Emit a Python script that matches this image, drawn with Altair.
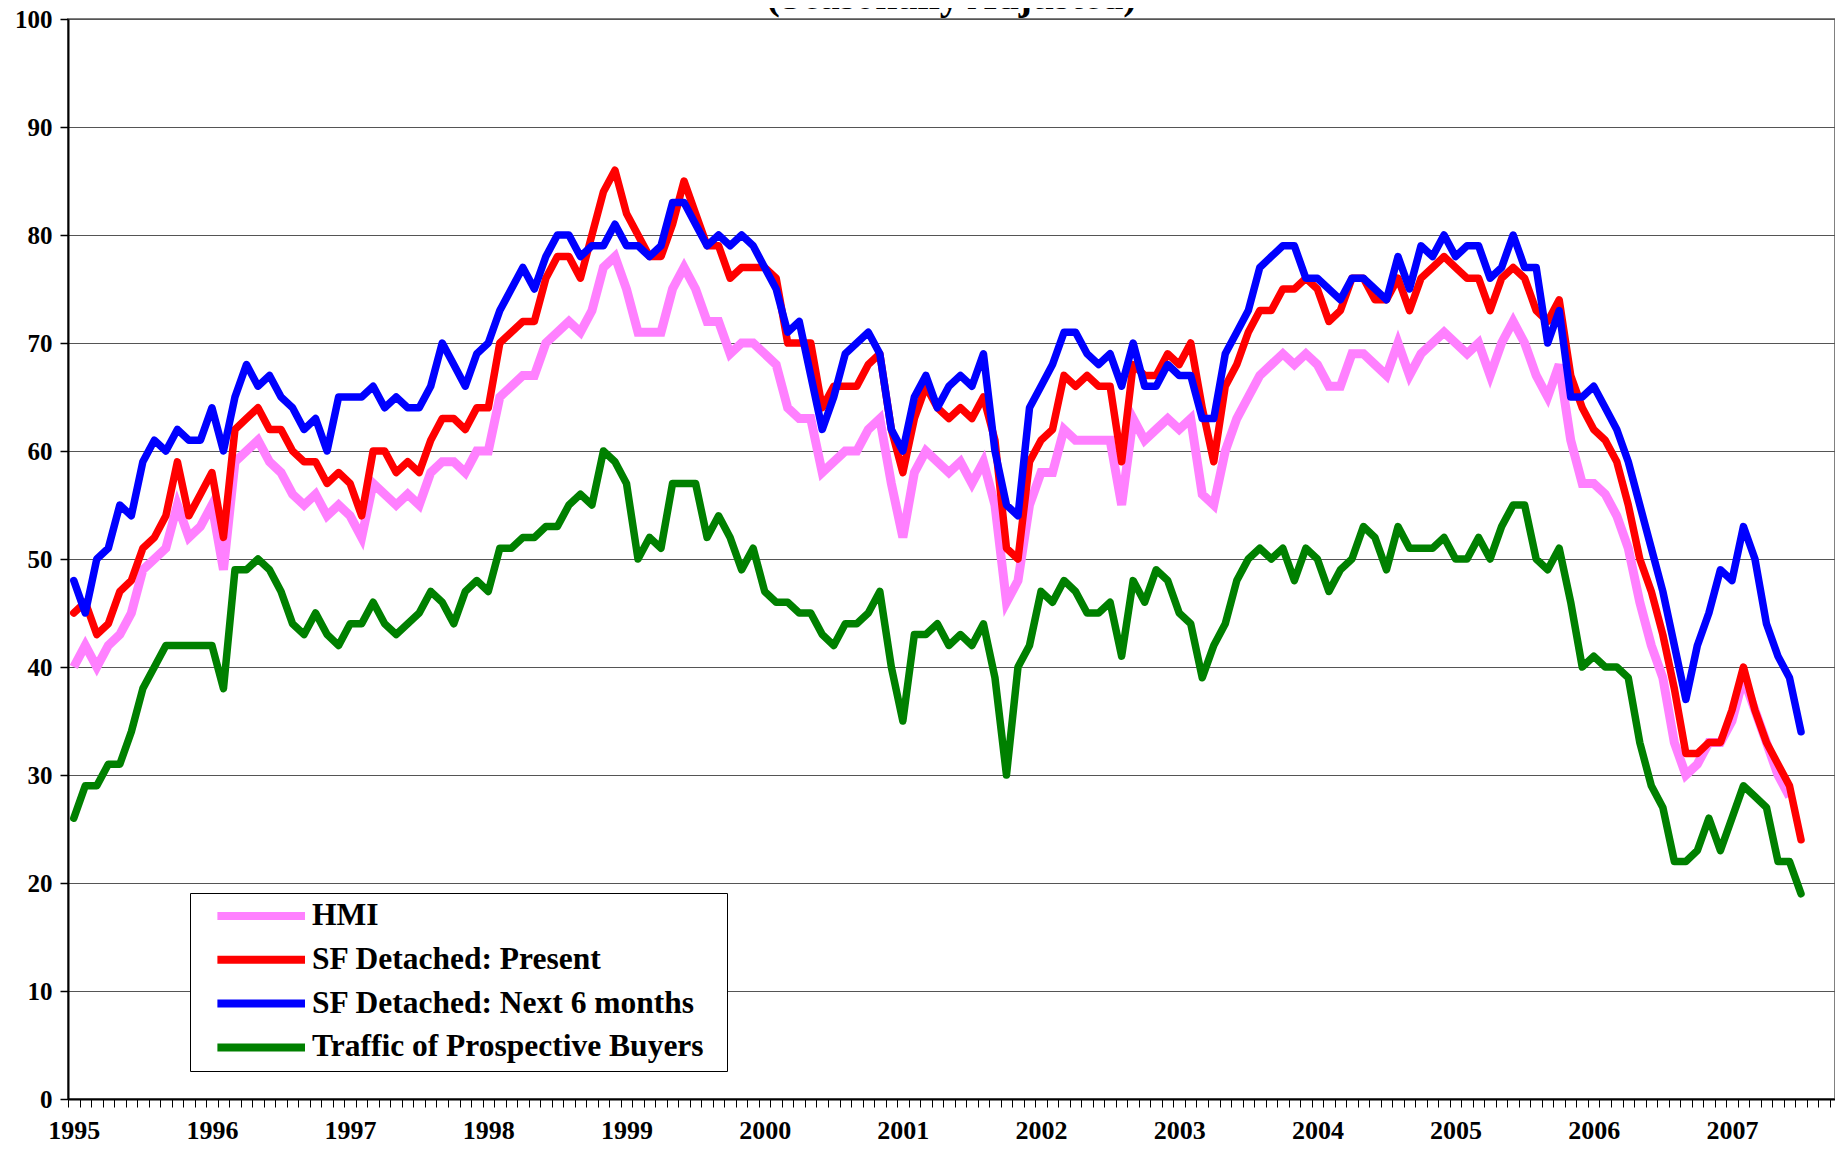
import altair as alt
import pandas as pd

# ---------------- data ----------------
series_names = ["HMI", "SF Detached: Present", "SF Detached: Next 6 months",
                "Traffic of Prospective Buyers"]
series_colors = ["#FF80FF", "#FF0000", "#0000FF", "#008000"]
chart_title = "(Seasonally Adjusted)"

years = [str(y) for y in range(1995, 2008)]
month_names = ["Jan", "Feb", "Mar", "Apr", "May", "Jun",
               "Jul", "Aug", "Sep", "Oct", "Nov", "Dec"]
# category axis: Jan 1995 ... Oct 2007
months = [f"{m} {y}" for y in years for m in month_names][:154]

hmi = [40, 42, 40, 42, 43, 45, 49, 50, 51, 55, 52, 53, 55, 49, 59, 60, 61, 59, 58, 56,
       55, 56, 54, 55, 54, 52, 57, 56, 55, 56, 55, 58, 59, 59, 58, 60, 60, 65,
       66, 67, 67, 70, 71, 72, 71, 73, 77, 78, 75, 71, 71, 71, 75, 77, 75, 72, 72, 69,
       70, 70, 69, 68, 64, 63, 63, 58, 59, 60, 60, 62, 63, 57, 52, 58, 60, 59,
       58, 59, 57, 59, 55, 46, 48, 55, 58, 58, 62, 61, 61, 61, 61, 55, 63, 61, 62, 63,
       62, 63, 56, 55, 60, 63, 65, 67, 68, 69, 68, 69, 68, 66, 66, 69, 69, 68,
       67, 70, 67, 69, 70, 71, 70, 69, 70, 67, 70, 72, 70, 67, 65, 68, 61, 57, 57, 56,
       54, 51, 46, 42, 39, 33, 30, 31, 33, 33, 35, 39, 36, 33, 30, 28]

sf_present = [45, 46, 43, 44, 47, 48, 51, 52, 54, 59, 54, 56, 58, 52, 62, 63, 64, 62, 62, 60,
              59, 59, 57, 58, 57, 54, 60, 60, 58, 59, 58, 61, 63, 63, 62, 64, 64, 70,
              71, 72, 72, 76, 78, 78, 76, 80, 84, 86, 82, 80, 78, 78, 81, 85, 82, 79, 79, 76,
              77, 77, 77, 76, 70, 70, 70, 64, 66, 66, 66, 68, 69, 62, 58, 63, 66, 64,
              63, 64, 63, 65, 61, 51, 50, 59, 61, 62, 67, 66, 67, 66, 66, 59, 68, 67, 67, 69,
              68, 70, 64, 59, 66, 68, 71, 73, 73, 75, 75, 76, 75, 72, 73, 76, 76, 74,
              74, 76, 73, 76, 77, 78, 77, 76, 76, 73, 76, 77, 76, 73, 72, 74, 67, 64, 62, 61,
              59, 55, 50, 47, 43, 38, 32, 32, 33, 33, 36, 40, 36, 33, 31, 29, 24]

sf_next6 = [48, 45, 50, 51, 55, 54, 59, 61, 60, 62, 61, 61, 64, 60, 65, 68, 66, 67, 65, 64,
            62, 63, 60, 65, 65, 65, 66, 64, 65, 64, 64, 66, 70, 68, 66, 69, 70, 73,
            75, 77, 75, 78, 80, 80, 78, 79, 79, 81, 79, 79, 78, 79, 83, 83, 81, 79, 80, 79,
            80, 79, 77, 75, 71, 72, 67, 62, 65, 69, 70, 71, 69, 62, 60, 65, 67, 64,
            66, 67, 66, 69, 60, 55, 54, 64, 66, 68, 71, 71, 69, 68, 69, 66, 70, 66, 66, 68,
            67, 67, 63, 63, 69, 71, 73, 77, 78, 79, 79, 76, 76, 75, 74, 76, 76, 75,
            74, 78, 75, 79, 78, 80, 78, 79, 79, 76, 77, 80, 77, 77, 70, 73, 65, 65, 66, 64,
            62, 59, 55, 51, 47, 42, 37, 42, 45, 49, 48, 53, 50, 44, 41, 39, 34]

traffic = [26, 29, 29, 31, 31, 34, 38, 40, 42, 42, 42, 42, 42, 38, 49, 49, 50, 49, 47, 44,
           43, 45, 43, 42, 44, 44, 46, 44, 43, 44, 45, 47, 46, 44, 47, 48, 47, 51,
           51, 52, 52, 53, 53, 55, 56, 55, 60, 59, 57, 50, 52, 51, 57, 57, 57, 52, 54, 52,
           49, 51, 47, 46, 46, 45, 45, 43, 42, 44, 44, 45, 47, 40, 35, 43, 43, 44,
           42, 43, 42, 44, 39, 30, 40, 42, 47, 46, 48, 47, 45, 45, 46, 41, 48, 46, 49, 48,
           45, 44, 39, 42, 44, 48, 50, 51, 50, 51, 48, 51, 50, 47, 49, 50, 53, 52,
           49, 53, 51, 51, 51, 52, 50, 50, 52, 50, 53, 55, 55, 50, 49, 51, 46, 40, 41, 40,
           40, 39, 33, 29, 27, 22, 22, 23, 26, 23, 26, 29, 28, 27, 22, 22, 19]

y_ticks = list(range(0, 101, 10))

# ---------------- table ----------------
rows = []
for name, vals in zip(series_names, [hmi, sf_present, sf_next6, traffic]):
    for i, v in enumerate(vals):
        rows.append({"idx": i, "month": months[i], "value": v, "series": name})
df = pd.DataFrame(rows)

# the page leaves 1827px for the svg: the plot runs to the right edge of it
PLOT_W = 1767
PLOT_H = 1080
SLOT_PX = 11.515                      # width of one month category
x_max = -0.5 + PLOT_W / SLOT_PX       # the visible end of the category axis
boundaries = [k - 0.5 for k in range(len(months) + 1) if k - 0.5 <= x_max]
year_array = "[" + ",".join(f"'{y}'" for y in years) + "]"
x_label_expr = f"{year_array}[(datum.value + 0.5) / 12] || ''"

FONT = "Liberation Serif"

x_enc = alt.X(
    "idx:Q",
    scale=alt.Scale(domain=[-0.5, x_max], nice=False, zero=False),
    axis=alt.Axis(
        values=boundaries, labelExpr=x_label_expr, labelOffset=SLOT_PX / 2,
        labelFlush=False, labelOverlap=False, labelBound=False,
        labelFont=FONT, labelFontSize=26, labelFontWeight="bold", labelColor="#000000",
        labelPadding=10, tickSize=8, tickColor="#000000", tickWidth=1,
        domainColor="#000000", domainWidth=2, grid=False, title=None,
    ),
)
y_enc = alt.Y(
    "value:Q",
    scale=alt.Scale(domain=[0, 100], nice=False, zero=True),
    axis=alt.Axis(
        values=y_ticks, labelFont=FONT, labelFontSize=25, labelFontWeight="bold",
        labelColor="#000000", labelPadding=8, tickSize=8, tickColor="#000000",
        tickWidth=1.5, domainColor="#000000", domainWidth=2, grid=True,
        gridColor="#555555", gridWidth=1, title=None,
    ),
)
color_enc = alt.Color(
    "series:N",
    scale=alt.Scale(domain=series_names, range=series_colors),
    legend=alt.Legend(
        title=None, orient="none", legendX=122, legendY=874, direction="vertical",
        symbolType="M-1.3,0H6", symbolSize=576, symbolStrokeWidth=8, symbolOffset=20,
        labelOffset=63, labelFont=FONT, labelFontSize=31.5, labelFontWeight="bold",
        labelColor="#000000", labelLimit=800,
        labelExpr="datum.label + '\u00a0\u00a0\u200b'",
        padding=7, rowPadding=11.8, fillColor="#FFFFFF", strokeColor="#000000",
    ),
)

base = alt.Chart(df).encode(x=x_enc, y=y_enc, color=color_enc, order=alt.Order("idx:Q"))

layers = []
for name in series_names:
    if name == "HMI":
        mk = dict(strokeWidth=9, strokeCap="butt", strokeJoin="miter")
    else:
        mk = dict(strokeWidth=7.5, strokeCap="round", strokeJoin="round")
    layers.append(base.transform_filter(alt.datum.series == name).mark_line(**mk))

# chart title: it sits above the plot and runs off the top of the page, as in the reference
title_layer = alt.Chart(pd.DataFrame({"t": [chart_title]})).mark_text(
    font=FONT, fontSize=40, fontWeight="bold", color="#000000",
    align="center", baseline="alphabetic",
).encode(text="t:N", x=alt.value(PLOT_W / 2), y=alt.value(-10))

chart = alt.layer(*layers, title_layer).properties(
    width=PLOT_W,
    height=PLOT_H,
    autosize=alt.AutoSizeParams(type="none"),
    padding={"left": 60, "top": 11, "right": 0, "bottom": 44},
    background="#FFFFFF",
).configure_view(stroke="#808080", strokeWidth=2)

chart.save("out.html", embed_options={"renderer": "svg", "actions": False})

* **Problem description**:
Repeat only the lines between the start of the data and the line with "import pandas as pd", including those two lines, and skip the pictures.

* **Problem solution**:
Emit a Python script that matches this image, drawn with Altair.
import altair as alt
import pandas as pd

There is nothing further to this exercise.